Research at Boeing finds the corporate survivors in more miserable shape than those who got pink slips

Nobody likes the idea of getting laid off. But for many working in one of America’s large corporations, not getting laid off can actually be worse. At least that’s the conclusion of a team of academics who spent 10 years studying Boeing Co., from 1996-2006, a time when the company had to shrink its work force by tens of thousands.

The researchers found that workers who lost their jobs, while having to make adjustments in their lives, often went on to find more fulfilling—if not always more lucrative—jobs. Not only that, they drank less, slept better and enjoyed better overall health. In contrast, those left behind were strained and stressed to the breaking point, pushed to do their own work plus that formerly done by their departed colleagues. “How much better off the laid-off were was stunning and shocking to us,” University of Puget Sound professor Sarah Moore told Business Week.

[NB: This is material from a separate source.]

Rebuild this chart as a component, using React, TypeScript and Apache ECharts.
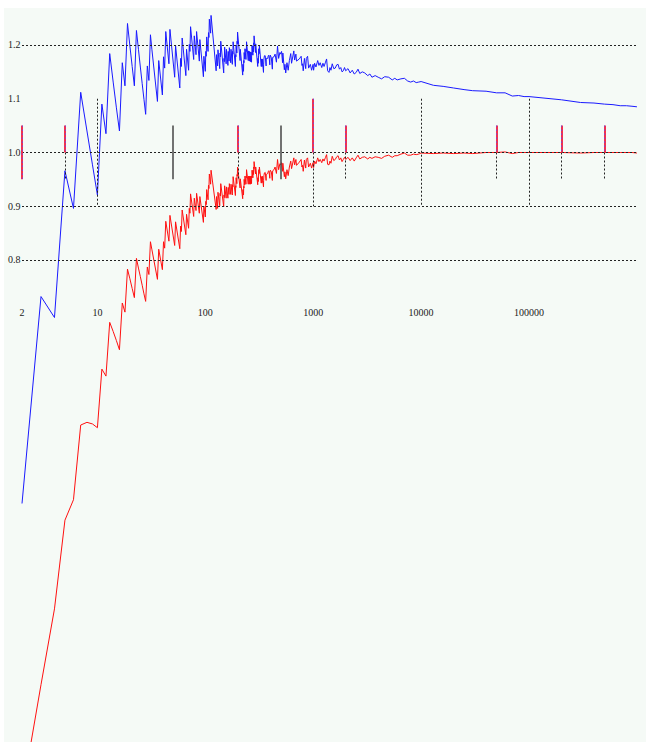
import React, { useEffect, useRef } from "react";
import * as echarts from "echarts";

// x values (n) shared by both series
const ns = [
  2, 3, 4, 5, 6, 7, 8, 9, 10, 11, 12, 13, 14, 15, 16, 17, 18, 19, 20, 21, 22, 23, 24, 25, 26, 27, 28, 29, 30, 31, 32,
  36, 37, 40, 41, 42, 43, 46, 47, 52, 53, 58, 59, 60, 61, 66, 67, 70, 71, 72, 73, 78, 79, 82, 83, 88, 89, 96, 97,
  100, 101, 102, 103, 106, 107, 108, 109, 112, 113, 126, 127, 130, 131, 136, 137, 138, 139, 148, 149, 150, 151,
  156, 157, 162, 163, 166, 167, 172, 173, 178, 179, 180, 181, 190, 191, 192, 193, 196, 197, 198, 199, 210, 211,
  222, 223, 226, 227, 228, 229, 232, 233, 238, 239, 240, 241, 250, 251, 256, 257, 262, 263, 268, 269, 270, 271,
  276, 277, 280, 281, 282, 283, 292, 293, 306, 307, 310, 311, 313, 316, 317, 330, 331, 336, 337, 346, 347, 349,
  353, 359, 366, 367, 373, 379, 383, 389, 396, 397, 401, 409, 418, 421, 433, 443, 449, 456, 467, 478, 491, 499,
  509, 520, 523, 540, 547, 556, 571, 586, 601, 619, 630, 661, 672, 691, 700, 743, 773, 786, 797, 808, 829, 852,
  863, 887, 906, 941, 966, 997,
  1008, 1030, 1060, 1090, 1100, 1130, 1160, 1200, 1230, 1260, 1300, 1330, 1360, 1400, 1430, 1460, 1500, 1550,
  1600, 1650, 1700, 1750, 1800, 1850, 1900, 1950, 2000, 2100, 2200, 2300, 2400, 2500, 2600, 2700, 2850, 3000,
  3200, 3350, 3500, 3750, 4000, 4300, 4600, 5000, 5400, 5700, 6000, 6500, 7000, 7500, 8000, 8500, 9000, 9500,
  10000, 13000, 16000, 20000, 25000, 30000, 40000, 50000, 60000, 70000, 80000, 90000,
  100000, 200000, 300000, 400000, 500000, 600000, 700000, 800000, 900000, 1000000,
];

const blueVals = [
  0.347, 0.732, 0.693, 0.966, 0.896, 1.112, 1.04, 0.977, 0.921, 1.09, 1.035, 1.184, 1.131, 1.083, 1.04, 1.167, 1.124, 1.24, 1.198, 1.16, 1.124, 1.227, 1.192, 1.159, 1.128, 1.099, 1.071, 1.161, 1.134, 1.219, 1.191,
  1.095, 1.171, 1.107, 1.178, 1.157, 1.225, 1.165, 1.229, 1.14, 1.199, 1.12, 1.175, 1.16, 1.213, 1.143, 1.192, 1.153, 1.201, 1.188, 1.234, 1.173, 1.217, 1.182, 1.225, 1.17, 1.21, 1.141, 1.179,
  1.151, 1.188, 1.179, 1.215, 1.188, 1.223, 1.214, 1.248, 1.222, 1.255, 1.152, 1.182, 1.161, 1.191, 1.156, 1.185, 1.178, 1.207, 1.148, 1.175, 1.169, 1.196,
  1.165, 1.192, 1.162, 1.188, 1.17, 1.195, 1.167, 1.192, 1.164, 1.188, 1.183, 1.206, 1.16, 1.182, 1.178, 1.2, 1.185, 1.207, 1.202, 1.224, 1.171, 1.192,
  1.144, 1.164, 1.151, 1.171, 1.167, 1.186, 1.174, 1.193, 1.173, 1.192, 1.188, 1.206, 1.171, 1.189, 1.17, 1.188, 1.169, 1.187, 1.168, 1.186, 1.182, 1.199,
  1.181, 1.198, 1.187, 1.204, 1.2, 1.217, 1.186, 1.202, 1.16, 1.175, 1.166, 1.181, 1.193, 1.184, 1.199, 1.16, 1.174, 1.16, 1.174, 1.149, 1.163, 1.174,
  1.18, 1.18, 1.161, 1.175, 1.175, 1.175, 1.18, 1.181, 1.163, 1.176, 1.181, 1.176, 1.155, 1.177, 1.178, 1.183, 1.183, 1.168, 1.198, 1.175, 1.186, 1.183,
  1.188, 1.167, 1.185, 1.154, 1.164, 1.148, 1.167, 1.153, 1.171, 1.184, 1.166, 1.189, 1.172, 1.183, 1.17, 1.174, 1.179, 1.162, 1.165, 1.152, 1.175, 1.156,
  1.175, 1.179, 1.157, 1.164, 1.153, 1.164,
  1.153, 1.166, 1.159, 1.168, 1.171, 1.162, 1.167, 1.158, 1.166, 1.16, 1.168, 1.174, 1.152, 1.149, 1.158, 1.153, 1.165, 1.156,
  1.157, 1.163, 1.164, 1.155, 1.158, 1.15, 1.152, 1.158, 1.152, 1.156, 1.148, 1.153, 1.146, 1.149, 1.155, 1.147, 1.15, 1.148,
  1.143, 1.146, 1.14, 1.143, 1.14, 1.137, 1.141, 1.14, 1.135, 1.138, 1.135, 1.137, 1.138, 1.133, 1.131, 1.133, 1.13, 1.131,
  1.132, 1.125, 1.123, 1.12, 1.117, 1.115, 1.114, 1.111, 1.111, 1.105, 1.106, 1.104,
  1.104, 1.098, 1.093, 1.092, 1.09, 1.089, 1.087, 1.087, 1.086, 1.085,
];

const redVals = [
  -0.195, 0.01, 0.151, 0.316, 0.354, 0.493, 0.498, 0.495, 0.488, 0.597, 0.584, 0.684, 0.667, 0.65, 0.633, 0.72, 0.703, 0.783, 0.765, 0.747, 0.73, 0.803, 0.785, 0.769, 0.753, 0.737, 0.723, 0.787, 0.773, 0.834, 0.819,
  0.764, 0.82, 0.782, 0.834, 0.822, 0.872, 0.835, 0.883, 0.827, 0.871, 0.821, 0.863, 0.853, 0.893, 0.847, 0.885, 0.859, 0.896, 0.887, 0.923, 0.881, 0.915, 0.892, 0.924, 0.887, 0.918, 0.87, 0.9,
  0.88, 0.909, 0.903, 0.931, 0.912, 0.939, 0.933, 0.96, 0.941, 0.967, 0.894, 0.918, 0.896, 0.926, 0.901, 0.924, 0.919, 0.942, 0.899, 0.921, 0.916, 0.938,
  0.915, 0.936, 0.915, 0.935, 0.922, 0.942, 0.922, 0.941, 0.921, 0.94, 0.936, 0.955, 0.92, 0.938, 0.935, 0.953, 0.942, 0.959, 0.956, 0.973, 0.934, 0.951,
  0.914, 0.931, 0.921, 0.937, 0.934, 0.95, 0.94, 0.956, 0.941, 0.956, 0.953, 0.968, 0.941, 0.956, 0.941, 0.956, 0.941, 0.956, 0.942, 0.956, 0.953, 0.967,
  0.953, 0.967, 0.959, 0.973, 0.97, 0.983, 0.96, 0.973, 0.94, 0.953, 0.946, 0.958, 0.968, 0.961, 0.973, 0.943, 0.955, 0.944, 0.956, 0.936, 0.948, 0.957,
  0.962, 0.963, 0.948, 0.959, 0.96, 0.961, 0.965, 0.966, 0.952, 0.963, 0.967, 0.964, 0.948, 0.966, 0.968, 0.973, 0.973, 0.961, 0.987, 0.968, 0.979, 0.977,
  0.981, 0.965, 0.98, 0.955, 0.964, 0.951, 0.968, 0.957, 0.973, 0.984, 0.97, 0.99, 0.977, 0.987, 0.976, 0.982, 0.987, 0.973, 0.976, 0.965, 0.986, 0.971,
  0.987, 0.99, 0.973, 0.98, 0.971, 0.981,
  0.972, 0.984, 0.979, 0.987, 0.99, 0.983, 0.987, 0.981, 0.988, 0.984, 0.991, 0.996, 0.978, 0.977, 0.984, 0.98, 0.993, 0.985,
  0.987, 0.992, 0.994, 0.986, 0.99, 0.983, 0.987, 0.991, 0.987, 0.991, 0.985, 0.99, 0.984, 0.99, 0.995, 0.988, 0.991, 0.992,
  0.988, 0.991, 0.989, 0.992, 0.991, 0.989, 0.993, 0.995, 0.991, 0.994, 0.994, 0.997, 0.999, 0.995, 0.995, 0.997, 0.996, 0.997,
  0.999, 0.998, 0.999, 0.998, 0.999, 0.998, 1.0, 1.0, 1.001, 0.998, 1.0, 1.0,
  1.0, 1.0, 0.999, 1.0, 1.0, 1.0, 1.0, 1.0, 1.0, 0.999,
];

// axis / reference values
const yLabelValues = [0.8, 0.9, 1.0, 1.1, 1.2];
const yGridValues = [0.8, 0.9, 1.0, 1.2];
const xLabelValues = [2, 10, 100, 1000, 10000, 100000];
const gridFrom = 2;
const gridTo = 1000000;

// vertical reference marks [x, top, bottom]
const colouredMarks: [number, number, number][] = [
  [2, 1.05, 0.95], [5, 1.05, 1.0], [200, 1.05, 1.0], [1000, 1.1, 1.0], [2000, 1.05, 1.0],
  [50000, 1.05, 1.0], [200000, 1.05, 1.0], [500000, 1.05, 1.0],
];
const dottedMarks: [number, number, number][] = [
  [5, 1.0, 0.95], [10, 1.1, 0.9], [200, 1.0, 0.95], [1000, 1.0, 0.9], [2000, 1.0, 0.95],
  [10000, 1.1, 0.9], [50000, 1.0, 0.95], [100000, 1.1, 0.9], [200000, 1.0, 0.95], [500000, 1.0, 0.95],
];
const solidMarks: [number, number, number][] = [[50, 1.05, 0.95], [500, 1.05, 0.95]];

// visible extent of the plotting area
const X_MIN = 1.3621;
const X_MAX = 1213700;
const Y_MIN = -0.0967;
const Y_MAX = 1.2688;

const FONT = "'Liberation Serif', 'DejaVu Serif', serif";

export default function App() {
  const ref = useRef<HTMLDivElement>(null);
  useEffect(() => {
    const chart = echarts.init(ref.current!, null, { renderer: "svg" });
    const blueData = ns.map((n, i) => [n, blueVals[i]]);
    const redData = ns.map((n, i) => [n, redVals[i]]);

    const dotStyle = { color: "#222", width: 1, type: [2, 2] as number[] };
    const marks: any[] = [];
    yGridValues.forEach((v) => {
      marks.push([{ coord: [gridFrom, v], lineStyle: dotStyle }, { coord: [gridTo, v] }]);
    });
    dottedMarks.forEach(([x, a, b]) => {
      marks.push([{ coord: [x, a], lineStyle: dotStyle }, { coord: [x, b] }]);
    });
    solidMarks.forEach(([x, a, b]) => {
      marks.push([{ coord: [x, a], lineStyle: { color: "#444", width: 1.5, type: "solid" } }, { coord: [x, b] }]);
    });
    colouredMarks.forEach(([x, a, b]) => {
      marks.push([{ coord: [x, a], lineStyle: { color: "#f03050", width: 2, type: "solid" } }, { coord: [x, b] }]);
      marks.push([{ coord: [x, a], lineStyle: { color: "#5050ff", width: 1, type: [1, 3] } }, { coord: [x, b] }]);
    });

    chart.setOption({
      animation: false,
      backgroundColor: "#ffffff",
      grid: {
        left: 4,
        top: 8,
        right: 0,
        bottom: 0,
        show: true,
        backgroundColor: "#f5faf6",
        borderWidth: 0,
      },
      xAxis: {
        type: "log",
        logBase: 10,
        min: X_MIN,
        max: X_MAX,
        offset: -437,
        splitLine: { show: false },
        axisLine: { show: false },
        axisTick: { show: false },
        axisLabel: {
          customValues: xLabelValues,
          margin: 2,
          fontSize: 10,
          fontFamily: FONT,
          color: "#222",
          formatter: (v: number) => String(Math.round(v)),
        },
      },
      yAxis: {
        type: "value",
        min: Y_MIN,
        max: Y_MAX,
        splitLine: { show: false },
        axisLine: { show: false },
        axisTick: { show: false },
        axisLabel: {
          inside: true,
          margin: 4,
          customValues: yLabelValues,
          fontSize: 10,
          fontFamily: FONT,
          color: "#222",
          formatter: (v: number) => v.toFixed(1),
        },
      },
      series: [
        {
          type: "line",
          data: [[gridTo, 1.0]],
          symbol: "none",
          lineStyle: { opacity: 0 },
          silent: true,
          z: 1,
          markLine: {
            silent: true,
            symbol: ["none", "none"],
            label: { show: false },
            emphasis: { disabled: true },
            data: marks,
          },
        },
        {
          type: "line",
          data: blueData,
          symbol: "none",
          showSymbol: false,
          silent: true,
          lineStyle: { color: "#1a1aff", width: 1 },
          z: 3,
        },
        {
          type: "line",
          data: redData,
          symbol: "none",
          showSymbol: false,
          silent: true,
          lineStyle: { color: "#ff1010", width: 1 },
          z: 3,
        },
      ],
    });
    return () => chart.dispose();
  }, []);
  return (
    <div
      ref={ref}
      style={{ position: "absolute", left: 0, top: 0, width: 646, height: 742, background: "#fff" }}
    />
  );
}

Executive coach Bernie Siegel wouldn’t have been shocked. Years of coaching Wall Street and other business executives have taught him that, for many, tunneling along inside large corporations is a road to nowhere. “I don’t say ‘sorry’ when people tell me they’ve been fired or laid off,” says Siegel, president of the New York chapter of the International Coach Federation. “I tell them this could be the best thing that ever happened to them.”